Both the City and County approved ordinances Tuesday to dissolve the Medical Control Authority (MCA) ordinances and establish the Ambulance Contracting Authority (ACA). This agreement approved by the city and county was not unanimously approved by all commissioners.
City Commissioner Larry Conder provided the only dissenting vote Tuesday night in a 4-1 majority approval. Daviess County Fiscal Court passed its ordinance in a unanimous 4-0 vote.
The new ACA board will be responsible for overseeing ambulance contracts and ensuring American Medical Response (AMR) provides its board-mandated services to the community.
The ACA was formed following a tense period last year wherein Owensboro Health Regional Hospital declined to provide backup ambulance services to the city and county and pulled out of paying its share of a $150,000 annual subsidy that, ultimately, fell completely on the taxpayers instead.
Conder said he voted against establishing the ACA and dissolving the MCA because of the structural changes regarding the new ambulance board. Primarily, Conder said he disagreed with the ACA’s lack of hospital representation on the board.
Previously, the MCA appointed eight voting board members — four each from the city and county — with at least one hospital representative serving as a voting board member. Now, the ACA includes six voting board members, and a hospital representative is not one of them.
“In restructuring the board, now the hospital has one person on the board, but they’re not voting,” Conder said. “What does that do? In my opinion, that takes Owensboro Health out of the equation of ever helping with subsidisation and with services. In my opinion, they should be the ones operating it anyway, period. Basically, the citizens of Owensboro paid to have [Owensboro Health’s] customers delivered to their front door.”
Conder’s opinion is that Owensboro Health should play a role in providing ambulance services to the community it serves, either financially, through providing ambulance service, or both.
When patients are picked up in an ambulance they’re in charge of paying for, then are dropped off at an emergency department for medical treatment they’ll pay the hospital for — Conder believes the hospital receives a financial benefit through the ambulance’s services without having to shoulder any responsibility for those services.
“I think they should do it all,” he said. “What this ordinance basically says — they’re not going to be involved at all. Who’s really getting hurt here? The taxpayers — both the city and county’s. The hospital doesn’t have an opportunity to step up and say, ‘We’ll do it all’ [if they can’t vote.”
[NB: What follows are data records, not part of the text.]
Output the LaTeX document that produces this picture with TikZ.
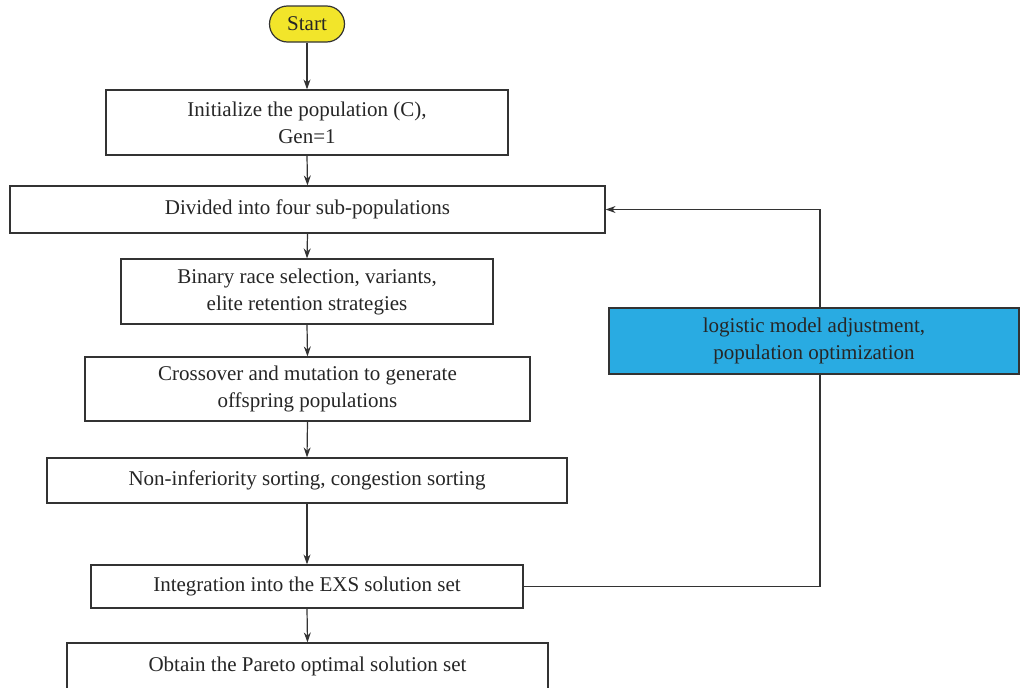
\documentclass[tikz,border=0pt]{standalone}
\usepackage{fontspec}
\setmainfont{Liberation Serif}
\usetikzlibrary{arrows.meta}
\definecolor{startyellow}{HTML}{F2E52A}
\definecolor{boxblue}{HTML}{29ABE2}
\definecolor{linegray}{HTML}{333333}
\begin{document}
\begin{tikzpicture}[x=1pt,y=-1pt,
  box/.style={draw=linegray,line width=1.2pt,fill=white,rectangle,align=center,inner sep=0pt,
    font=\fontsize{21}{27}\selectfont,text=black!85},
  startbox/.style={box,fill=startyellow,rounded corners=18pt},
  bluebox/.style={box,fill=boxblue},
  conn/.style={draw=linegray,line width=1.2pt},
  arr/.style={conn,-{Stealth[length=10pt,width=7pt]}}]
\useasboundingbox (0,0) rectangle (1020,688);
\begin{scope}
\clip (0,0) rectangle (1020,688);
\node[startbox,minimum width=75pt,minimum height=36pt] (start) at (307,24) {Start};
\node[box,minimum width=402pt,minimum height=65pt] (b1) at (307,122.5) {Initialize the population (C),\\Gen=1};
\node[box,minimum width=595pt,minimum height=47pt] (b2) at (307.5,209.5) {Divided into four sub-populations};
\node[box,minimum width=372pt,minimum height=65pt] (b3) at (307,291.5) {Binary race selection, variants,\\elite retention strategies};
\node[box,minimum width=445pt,minimum height=64pt] (b4) at (307.5,389) {Crossover and mutation to generate\\offspring populations};
\node[box,minimum width=520pt,minimum height=45pt] (b5) at (307,480.5) {Non-inferiority sorting, congestion sorting};
\node[box,minimum width=432pt,minimum height=43pt] (b6) at (307,586.5) {Integration into the EXS solution set};
\node[box,minimum width=481pt,minimum height=47pt] (b7) at (307.5,666.5) {Obtain the Pareto optimal solution set};
\node[bluebox,minimum width=410pt,minimum height=66pt] (blue) at (814,341) {logistic model adjustment,\\population optimization};
\coordinate (cb) at (820,586.5);
\coordinate (ct) at (820,209.5);
\draw[arr] (start.south) -- (b1.north);
\draw[arr] (b1.south) -- (b2.north);
\draw[arr] (b2.south) -- (b3.north);
\draw[arr] (b3.south) -- (b4.north);
\draw[arr] (b4.south) -- (b5.north);
\draw[arr] (b5.south) -- (b6.north);
\draw[arr] (b6.south) -- (b7.north);
\draw[conn] (b6.east) -- (cb) -- (cb |- blue.south);
\draw[arr] (ct |- blue.north) -- (ct) -- (b2.east);
\end{scope}
\end{tikzpicture}
\end{document}
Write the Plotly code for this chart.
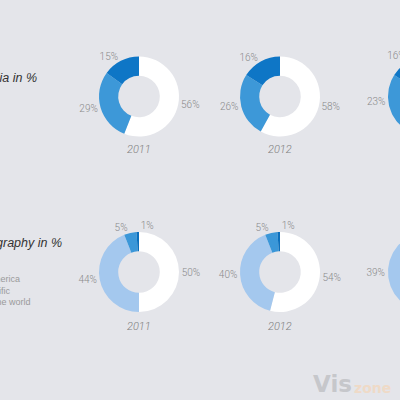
import math
import plotly.graph_objects as go

# ---------------- data ----------------
years = ["2011", "2012", "2013"]

media_labels = ["Print", "Online", "Mobile"]
media_2011 = [56, 29, 15]
media_2012 = [58, 26, 16]
media_2013 = [61, 23, 16]

geo_labels = ["Europe", "North America", "Asia-Pacific", "Rest of the world"]
geo_2011 = [50, 44, 5, 1]
geo_2012 = [54, 40, 5, 1]
geo_2013 = [55, 39, 5, 1]

title_media = "Revenue by media in %"
title_geo = "Revenue by geography in %"

# ---------------- style ----------------
W, H = 400, 400
BG = "#e4e5ea"
media_colors = ["#ffffff", "#3d98d8", "#0e76c6"]
geo_colors = ["#ffffff", "#a4c8ee", "#3b97d8", "#0b6fbc"]
media_label_flip = [False, False, False]
geo_label_flip = [False, False, False, True]   # tiny last slice label set to the right
col_x = [139, 280, 428]     # pixel centres of columns
row_y = [96.5, 272]         # pixel centres of rows
R = 40
HOLE = 0.52
LBL_FONT = dict(family="Roboto", size=10, color="#8a8a8a", weight=300)


def px_x(p):
    return p / W


def px_y(p):
    return 1 - p / H


def label_center(cx, cy, mid_deg, text, flip):
    """Outside-label placement (same rule plotly uses for pie outside text)."""
    a = math.radians(mid_deg)
    x = R * math.sin(a)
    y = -R * math.cos(a)
    w = 5.6 * (len(text) - 1) + 7.3
    h = 12
    dx = w / 2 if x >= 0 else -w / 2
    if flip:
        dx = -dx
    dy = h / 2 if y >= 0 else -h / 2
    tx = dx + abs(dy) * (1 if dx > 0 else -1) / 2
    ty = dy / (1 + x * x / (y * y)) if y != 0 else 0
    return cx + x + tx, cy + y + ty


fig = go.Figure()

rows = [
    (media_labels, [media_2011, media_2012, media_2013], media_colors, media_label_flip),
    (geo_labels, [geo_2011, geo_2012, geo_2013], geo_colors, geo_label_flip),
]

txt_x, txt_y, txt_s = [], [], []

for ri, (labels, series, colors, flips) in enumerate(rows):
    cy = row_y[ri]
    for ci, vals in enumerate(series):
        cx = col_x[ci]
        total = float(sum(vals))
        if cx + R <= W:
            # fully visible column: native pie trace
            tpos = ["none" if f else "outside" for f in flips]
            fig.add_trace(go.Pie(
                labels=labels, values=vals, sort=False, direction="clockwise", rotation=0,
                hole=HOLE,
                marker=dict(colors=colors, line=dict(width=0)),
                textposition=tpos, texttemplate="%{value}%",
                textfont=LBL_FONT, outsidetextfont=LBL_FONT,
                showlegend=False, hoverinfo="skip",
                domain=dict(x=[(cx - R) / W, (cx + R) / W],
                            y=[(H - cy - R) / H, (H - cy + R) / H]),
            ))
            cum = 0.0
            for v, f in zip(vals, flips):
                if f:
                    mid = (cum + v / 2) / total * 360
                    t = f"{v}%"
                    lx, ly = label_center(cx, cy, mid, t, True)
                    txt_x.append(lx); txt_y.append(ly); txt_s.append(t)
                cum += v
        else:
            # column running off the right edge: ring segments on the pixel axes
            cum = 0.0
            for v, col, f in zip(vals, colors, flips):
                a0 = cum / total * 360
                a1 = (cum + v) / total * 360
                n = max(4, int(v * 2))
                angs = [a0 + (a1 - a0) * k / n for k in range(n + 1)]
                xs = [cx + R * math.sin(math.radians(a)) for a in angs]
                ys = [cy - R * math.cos(math.radians(a)) for a in angs]
                xs += [cx + R * HOLE * math.sin(math.radians(a)) for a in reversed(angs)]
                ys += [cy - R * HOLE * math.cos(math.radians(a)) for a in reversed(angs)]
                fig.add_trace(go.Scatter(
                    x=xs, y=ys, mode="lines", fill="toself", fillcolor=col,
                    line=dict(width=0, color=col), showlegend=False, hoverinfo="skip",
                ))
                t = f"{v}%"
                lx, ly = label_center(cx, cy, (a0 + a1) / 2, t, f)
                txt_x.append(lx); txt_y.append(ly); txt_s.append(t)
                cum += v

fig.add_trace(go.Scatter(
    x=txt_x, y=txt_y, text=txt_s, mode="text", textposition="middle center",
    textfont=LBL_FONT, showlegend=False, hoverinfo="skip", cliponaxis=True,
))

annotations = []
# year captions
for yy in [149, 326]:
    for ci, yr in enumerate(years):
        annotations.append(dict(
            x=px_x(col_x[ci]), y=px_y(yy), xref="paper", yref="paper",
            text=f"<i>{yr}</i>", showarrow=False, xanchor="center", yanchor="middle",
            font=dict(family="Roboto", size=11, color="#808080", weight=300),
        ))

# section titles (cropped on the left)
annotations.append(dict(
    x=px_x(39), y=px_y(78), xref="paper", yref="paper", text=f"<i>{title_media}</i>",
    showarrow=False, xanchor="right", yanchor="middle",
    font=dict(family="Liberation Sans", size=12.5, color="#333333"),
))
annotations.append(dict(
    x=px_x(64), y=px_y(243), xref="paper", yref="paper", text=f"<i>{title_geo}</i>",
    showarrow=False, xanchor="right", yanchor="middle",
    font=dict(family="Liberation Sans", size=12.5, color="#333333"),
))

# geography legend (cropped on the left)
for i, lab in enumerate(geo_labels):
    annotations.append(dict(
        x=px_x(-39), y=px_y(267.5 + 11.6 * i), xref="paper", yref="paper", text=lab,
        showarrow=False, xanchor="left", yanchor="middle",
        font=dict(family="Liberation Sans", size=9, color="#9a9a9a"),
    ))

# watermark
annotations.append(dict(
    x=px_x(311), y=px_y(384), xref="paper", yref="paper", text="<b>Vis</b>",
    showarrow=False, xanchor="left", yanchor="middle",
    font=dict(family="DejaVu Sans", size=23, color="#c6c7cb"),
))
annotations.append(dict(
    x=px_x(352), y=px_y(388), xref="paper", yref="paper", text="<b>zone</b>",
    showarrow=False, xanchor="left", yanchor="middle",
    font=dict(family="DejaVu Sans", size=14, color="#efdac7"),
))

fig.update_layout(
    width=W, height=H,
    margin=dict(l=0, r=0, t=0, b=0),
    paper_bgcolor=BG, plot_bgcolor=BG,
    xaxis=dict(range=[0, W], visible=False, fixedrange=True),
    yaxis=dict(range=[H, 0], visible=False, fixedrange=True),
    annotations=annotations,
)

fig.write_html(
    "out.html",
    config={"displayModeBar": False, "staticPlot": True},
    post_script="document.body.style.margin='0';"
                "document.body.style.overflow='hidden';"
                "document.documentElement.style.overflow='hidden';"
                "document.body.style.background='" + BG + "';",
)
City Manager Nate Pagan said the ACA Board will include non-voting members to the board, such as an employee of Owensboro Health Regional Hospital designated by the emergency department director. These members will not have the ability to vote, but they can provide input during meetings, Pagan said.
“They can have some staff participating, even without voting,” Pagan said. “It was decided that the partners paying for the ambulance services would be the ones who have the ability to vote.”
In response to Conder’s concern that the hospital won’t take future responsibility without the ability to vote, Pagan brought up the fact that, even when the hospital had a voting board member last year, they didn’t take responsibility for providing ambulance services.
“They chose not to fund it when they had voting board members,” he said.